The saga began in February 2014, after the state’s Republican-led Legislature passed a series of voting restrictions that included eliminating Golden Week and same-day voter registration. The Ohio branch of the NAACP filed a lawsuit in May 2014, alleging the changes disproportionately affected minority voters. That September, a federal district judge granted an injunction halting the state’s early voting restrictions. The state appealed, and a panel on the 6th Circuit Court of Appeals upheld the district court’s decision. But later that month, the Supreme Court put the order on hold, which kept the state’s initial restrictions in place for the midterm election.

“The undisputed factual record shows that it’s easy to vote in Ohio. Very easy, actually.”

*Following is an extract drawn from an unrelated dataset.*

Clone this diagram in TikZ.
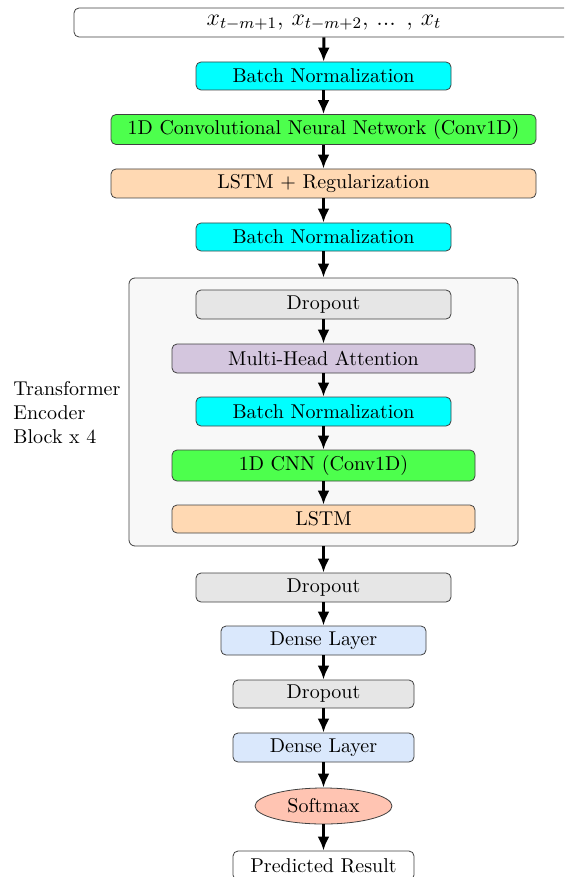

After the election, the state’s NAACP reached a settlement with Ohio Secretary of State Jon Husted that resulted in additional evening hours and another Sunday added to the early voting period, but the settlement may not have gone far enough. The Ohio Democratic Party, along with two other county Democratic organizations, later joined a lawsuit on behalf of several individuals to challenge the measures, arguing that they were discriminatory and disproportionately affected minority voters. (The Ohio Organizing Collaborative filed the initial suit in May 2015, but later withdrew.)

They claimed the rollbacks violated the 14th Amendment and Section 2 of the Voting Rights Act, which prohibits discriminatory voting practices or procedures on the basis of race, color, or language. In May, a federal district judge ruled that the reductions disproportionately burdened African American voters and resulted “in less opportunity for African Americans to participate in the political process than other voters.” But a federal appeals court panel disagreed and reversed the lower court’s ruling in August. “This case presents yet another appeal…asking the federal courts to become entangled, as overseers and micromanagers, in the minutiae of state election processes,” wrote Judge David McKeague in the majority opinion. “The undisputed factual record shows that it’s easy to vote in Ohio. Very easy, actually,” he added later. The Supreme Court today agreed.

Some experts, such as University of California-Irvine professor and election law expert Rick Hasen, still consider the state’s 29-day early voting period “exceedingly generous.” In a blog post after the 6th Circuit Court of Appeals’ decision, he wrote, “[W]hile I might support Golden Week as good policy, I worry when courts are used in this way to prevent every cutback in voting, especially after voting rights proponents had settled a suit with Ohio on favorable terms.”